Oh and I tried just saving the video by itself and it also froze.
Dear Daddyd,

just for the record and to get this clear to the point that it doesn't need to be repeated:

Take a short sample captured avi clip and put it on the timeline of a new, blank project. (you seem able to capture footage OK now, with regular file properties) Don't add any pictures, titles, audio or anything else for now.

Try creating a video file from this sample with the same properties ("Share", "Create Video File", "Same as First Video Clip" and save the file to a test folder on your capture drive.

Does this work?

If it does, try doing the same thing but this time "Share", "Create Video File", "NTSC DVD (4:3)"

Does that work?

If it does, try adding an image to the timeline and repeat the exercise.

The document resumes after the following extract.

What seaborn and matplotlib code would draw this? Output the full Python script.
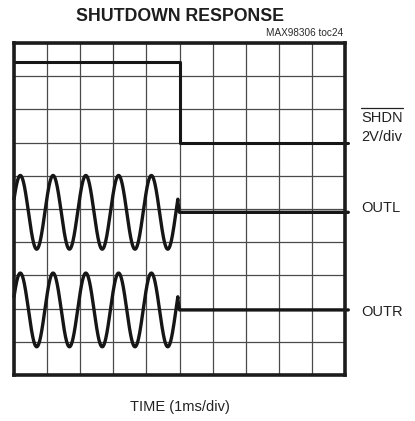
import numpy as np
import pandas as pd
import matplotlib
matplotlib.use("Agg")
import matplotlib.pyplot as plt
from matplotlib.lines import Line2D
import seaborn as sns

# ---- data (units: divisions) ----
shdn_time = [0.0, 5.0, 5.0, 10.1]
shdn_level = [9.43, 9.43, 7.0, 7.0]

tone_period = 0.99          # 1 kHz tone, ~1 div per cycle
tone_first_peak = 0.19
tone_amplitude = 1.11
shutdown_time = 4.95
settle_time = 5.0
outl_center = 4.9
outr_center = 1.96
outl_spike = 5.22
outr_spike = 2.28
trace_end = 10.1

channel_labels = ["OUTL", "OUTR"]
channel_centers = [outl_center, outr_center]
channel_spikes = [outl_spike, outr_spike]

sns.set_theme(style="white")
plt.rcParams["font.family"] = ["Liberation Sans", "DejaVu Sans"]

W, H = 415, 421
fig = plt.figure(figsize=(W / 100, H / 100), dpi=100)
ax = fig.add_axes([14 / W, 1 - 375 / H, (345 - 14) / W, (375 - 43) / H])

trace_color = "#161616"

# SHDN trace
df_shdn = pd.DataFrame({"t": shdn_time, "v": shdn_level})
sns.lineplot(data=df_shdn, x="t", y="v", ax=ax, color=trace_color, lw=2.2,
             sort=False, estimator=None, clip_on=False)

# OUTL / OUTR traces
t_tone = np.linspace(0, shutdown_time, 800)
for name, c, spike in zip(channel_labels, channel_centers, channel_spikes):
    v_tone = c + tone_amplitude * np.cos(2 * np.pi * (t_tone - tone_first_peak) / tone_period)
    t_all = np.concatenate([t_tone, [shutdown_time, settle_time, trace_end]])
    v_all = np.concatenate([v_tone, [spike, c, c]])
    df = pd.DataFrame({"t": t_all, "v": v_all})
    sns.lineplot(data=df, x="t", y="v", ax=ax, color=trace_color, lw=2.4,
                 sort=False, estimator=None, clip_on=False)

ax.set_xlim(0, 10)
ax.set_ylim(0, 10)
ax.set_xticks(np.arange(0, 11, 1))
ax.set_yticks(np.arange(0, 11, 1))
ax.grid(True, color="#4a4a4a", lw=0.9)
ax.tick_params(left=False, bottom=False, labelleft=False, labelbottom=False)
ax.set_xlabel("")
ax.set_ylabel("")
for s in ax.spines.values():
    s.set_color("#1c1c1c")
    s.set_linewidth(2.6)

# Texts
fig.text(179.5 / W, 1 - 16.5 / H, "SHUTDOWN RESPONSE", ha="center", va="center",
         fontsize=12.8, fontweight="bold", color="#1e1e1e")
fig.text(343 / W, 1 - 33 / H, "MAX98306 toc24", ha="right", va="center",
         fontsize=7.2, color="#2a2a2a")
fig.text(180 / W, 1 - 407 / H, "TIME (1ms/div)", ha="center", va="center",
         fontsize=10.5, color="#222222")

lab_x = 361 / W
fig.text(lab_x, 1 - 118.5 / H, "SHDN", ha="left", va="center", fontsize=10.5, color="#222222")
fig.add_artist(Line2D([361 / W, 403 / W], [1 - 108.3 / H, 1 - 108.3 / H],
                      color="#222222", lw=0.9, transform=fig.transFigure))
fig.text(lab_x, 1 - 137 / H, "2V/div", ha="left", va="center", fontsize=10.5, color="#222222")
fig.text(lab_x, 1 - 208.5 / H, channel_labels[0], ha="left", va="center", fontsize=10.5, color="#222222")
fig.text(lab_x, 1 - 311.5 / H, channel_labels[1], ha="left", va="center", fontsize=10.5, color="#222222")

fig.savefig("out.png", dpi=100)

Can you then share to an avi file?
Can you create the NTSC DVD (4:3) file? (MPEG-2, Lower Field First, 24 Bits, 720 x 480, 4:3, Variable bitrate [Max 8000 kbps]
JVC GR-DV3000u Panasonic FZ8 VS 7SE Basic - X2
David Rodgers

Post by David Rodgers »

Daddyd,

I have not read every post, but have you tried making sure your drive has the most current firmware update? And have you tried using the CD/DVD Burning Pack from Ulead? http://www.ulead.com/tech/vs/vs.htm

It sounds to me like it's a drive/software problem.

I can't believe it is VS9, because I, and I am sure many others have had good success with the program.